My Weekly Reading – Econlib


woman trying to steal trousers from a clothing store

Less time to read this week because of a talk I prepped and gave on Friday evening.

Four main things.

  1. Robert Lawson, “Remembering James Gwartney, 1940-2014,” American Institute for Economic Research, January 10, 2024.

Like Bob, I was a fan of Jim, a smart and humane man. I learned a lot from Bob’s appreciation that I hadn’t known. This paragraph stands out:

He earned his PhD at the University of Washington writing his dissertation on the economics of labor market discrimination, which led to his first publication in the prestigious American Economic Review. At Washington, Jim took numerous courses from future Nobel Laureate Douglass North, and his interest in institutional economics began at this time. He learned his microeconomics from greats like Walter Oi (who was blind and thus would become an inspiration for Jim in later years) and Yoram Barzel, and he took a course in public choice economics from Tom Borcherding, who had been a student of future Nobel Laureate James Buchanan.

What a great faculty Jim learned from. Of the people mentioned above, I knew Walter best because we were colleagues at the University of Rochester, Walter in the econ department and me in the b-school. But I was also a fan of Tom Borcherding, who had such a great unvarnished way of stating basic truths.

2. John F. Early, “Book Review: Poverty by America,” Regulation, Winter 2023-24.

Excerpt:

His only explicit answer to the question [how much poverty is “so much?”] is a claim that America has more poverty than any other advanced democracy, based on data from the Organisation for Economic Co‐​operation and Development (OECD).

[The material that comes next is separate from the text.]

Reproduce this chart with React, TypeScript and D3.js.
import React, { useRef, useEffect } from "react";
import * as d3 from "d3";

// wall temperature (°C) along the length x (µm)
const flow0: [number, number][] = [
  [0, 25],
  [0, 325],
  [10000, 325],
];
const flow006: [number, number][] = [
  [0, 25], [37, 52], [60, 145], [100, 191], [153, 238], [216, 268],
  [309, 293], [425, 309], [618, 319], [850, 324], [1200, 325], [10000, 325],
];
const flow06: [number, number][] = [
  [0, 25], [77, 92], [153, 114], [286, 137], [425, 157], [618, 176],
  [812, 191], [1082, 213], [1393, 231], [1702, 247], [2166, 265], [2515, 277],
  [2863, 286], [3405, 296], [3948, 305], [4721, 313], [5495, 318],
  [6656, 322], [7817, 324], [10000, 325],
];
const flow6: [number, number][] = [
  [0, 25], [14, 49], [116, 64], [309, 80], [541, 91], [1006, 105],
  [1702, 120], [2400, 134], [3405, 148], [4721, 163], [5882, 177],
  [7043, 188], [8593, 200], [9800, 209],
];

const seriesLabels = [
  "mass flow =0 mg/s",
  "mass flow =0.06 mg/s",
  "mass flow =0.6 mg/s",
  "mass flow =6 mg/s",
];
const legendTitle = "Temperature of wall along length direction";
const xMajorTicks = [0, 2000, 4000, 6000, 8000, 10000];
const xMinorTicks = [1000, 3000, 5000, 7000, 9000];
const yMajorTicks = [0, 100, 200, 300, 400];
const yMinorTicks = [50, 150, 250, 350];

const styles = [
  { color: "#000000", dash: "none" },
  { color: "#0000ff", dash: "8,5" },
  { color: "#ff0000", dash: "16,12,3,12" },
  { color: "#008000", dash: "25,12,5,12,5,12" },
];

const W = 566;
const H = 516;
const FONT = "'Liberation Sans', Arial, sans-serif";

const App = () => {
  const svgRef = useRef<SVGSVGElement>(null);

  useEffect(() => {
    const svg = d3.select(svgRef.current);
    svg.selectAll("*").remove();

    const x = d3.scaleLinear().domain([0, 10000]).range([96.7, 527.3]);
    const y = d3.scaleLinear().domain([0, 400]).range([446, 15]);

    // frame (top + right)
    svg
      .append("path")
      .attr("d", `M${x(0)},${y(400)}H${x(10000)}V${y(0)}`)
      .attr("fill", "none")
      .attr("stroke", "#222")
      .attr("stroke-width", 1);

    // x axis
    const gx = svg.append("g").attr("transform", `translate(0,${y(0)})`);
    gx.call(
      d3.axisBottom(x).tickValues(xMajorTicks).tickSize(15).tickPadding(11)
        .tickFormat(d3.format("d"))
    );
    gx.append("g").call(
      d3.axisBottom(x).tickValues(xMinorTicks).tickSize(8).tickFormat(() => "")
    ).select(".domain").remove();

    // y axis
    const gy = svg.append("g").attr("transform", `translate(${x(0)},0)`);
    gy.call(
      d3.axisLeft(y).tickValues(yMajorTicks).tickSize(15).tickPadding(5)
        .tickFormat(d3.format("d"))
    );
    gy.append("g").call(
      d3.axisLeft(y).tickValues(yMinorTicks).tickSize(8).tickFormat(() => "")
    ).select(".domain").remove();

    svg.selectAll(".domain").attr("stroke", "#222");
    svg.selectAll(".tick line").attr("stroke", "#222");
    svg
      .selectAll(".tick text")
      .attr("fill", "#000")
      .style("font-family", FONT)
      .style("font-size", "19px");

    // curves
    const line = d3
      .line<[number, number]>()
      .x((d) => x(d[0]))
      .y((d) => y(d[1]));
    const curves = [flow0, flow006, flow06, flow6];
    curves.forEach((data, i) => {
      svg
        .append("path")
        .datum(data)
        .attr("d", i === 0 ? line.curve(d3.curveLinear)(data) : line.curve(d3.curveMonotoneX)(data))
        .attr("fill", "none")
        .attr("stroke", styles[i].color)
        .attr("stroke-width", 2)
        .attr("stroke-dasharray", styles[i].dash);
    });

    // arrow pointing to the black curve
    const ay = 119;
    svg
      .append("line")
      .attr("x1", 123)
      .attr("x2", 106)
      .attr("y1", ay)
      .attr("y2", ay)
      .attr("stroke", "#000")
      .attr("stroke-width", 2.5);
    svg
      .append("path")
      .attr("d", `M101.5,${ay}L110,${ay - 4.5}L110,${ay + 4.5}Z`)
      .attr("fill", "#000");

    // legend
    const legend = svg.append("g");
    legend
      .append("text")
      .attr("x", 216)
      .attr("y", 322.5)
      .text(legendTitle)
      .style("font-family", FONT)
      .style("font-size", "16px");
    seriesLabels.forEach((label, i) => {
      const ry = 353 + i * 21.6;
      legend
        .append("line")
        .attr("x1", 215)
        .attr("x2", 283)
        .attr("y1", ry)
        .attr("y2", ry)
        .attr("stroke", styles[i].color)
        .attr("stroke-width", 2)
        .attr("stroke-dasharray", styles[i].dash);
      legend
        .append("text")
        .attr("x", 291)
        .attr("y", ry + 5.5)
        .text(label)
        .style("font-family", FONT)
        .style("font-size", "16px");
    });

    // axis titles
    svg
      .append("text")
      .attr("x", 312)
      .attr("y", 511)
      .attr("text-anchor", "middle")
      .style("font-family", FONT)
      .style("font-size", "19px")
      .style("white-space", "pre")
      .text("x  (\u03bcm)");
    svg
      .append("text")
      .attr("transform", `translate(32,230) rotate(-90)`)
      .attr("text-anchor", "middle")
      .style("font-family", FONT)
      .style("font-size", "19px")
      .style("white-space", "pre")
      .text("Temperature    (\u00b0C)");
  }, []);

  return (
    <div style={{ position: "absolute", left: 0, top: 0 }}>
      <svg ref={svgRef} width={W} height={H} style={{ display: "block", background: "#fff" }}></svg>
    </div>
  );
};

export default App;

But the OECD definition of poverty is different from the American definition, which Desmond adopts throughout the book except when he is justifying his “so much” claim. The OECD defines the poor in a country as families with incomes below one‐​half the median income in their country, but this measure describes poverty in terms of income distribution, not material condition. Consider that Americans whom the OECD deems poor have between 40 percent and 100 percent more income than people it identifies as poor in other advanced OECD countries. This relative measure leads to the paradox that a family in the United States with an income of $30,685 would be counted as poor, while families with income of only $14,141 in Italy or $21,904 in France would not be counted as poor. Using the same income standard for all countries shows the United States has at least 60 percent less poverty than other developed democracies.

Early is, of course, the co-author, with Phil Gramm and the late Robert Ekelund, of The Myth of American Inequality, which I reviewed here.

3. Richard B. McKenzie, “The Fragility of Civil Society,” Econlib, January 1, 2024.

Excerpt:

Contemporary Americans could be witnessing an escalating breakdown in societal norms, with each loss feeding the breakdown of others, like the spread of a contagious disease. Hayek didn’t dwell on this prospect, but I will in this short essay. My arguments rest on a well-worn conceptual foundation in economics, that of the “tragedy of the commons,” which is inherently unstable, because of the role of widespread volition in norms’ value and survival. The theme of this essay is that a breakdown in societal norms shares the same economic foundations as a run on a bank, although perhaps at a slower pace.

4. Frank Markus, “First Drive: Toyota’s $10,000 Pickup Truck Is Perfect: So Why Are We Sad?Motortrend, November 6, 2023.

Excerpt:

The Toyota Tacoma pickup is built in America for Americans and Canadians, to dodge the “chicken tax,” but 181 other countries around the world get the Toyota Hilux pickup. It looks a bit like our Tacoma, but more basic. You’d recognize it from global news footage of relief aid or conflict areas. Well, apparently it had gotten a trifle fancy and at about $15,200 to start, it was pricing itself out of some of those markets. The Toyota IMV 0 intends to fill in that low-cost space beneath the Hilux with a target starting price of $10,000. It made its debut at the 2023 Japan Mobility Show, wearing cool Land Cruiser 70 Series style. Shortly after the Tokyo show, we took one for a spin.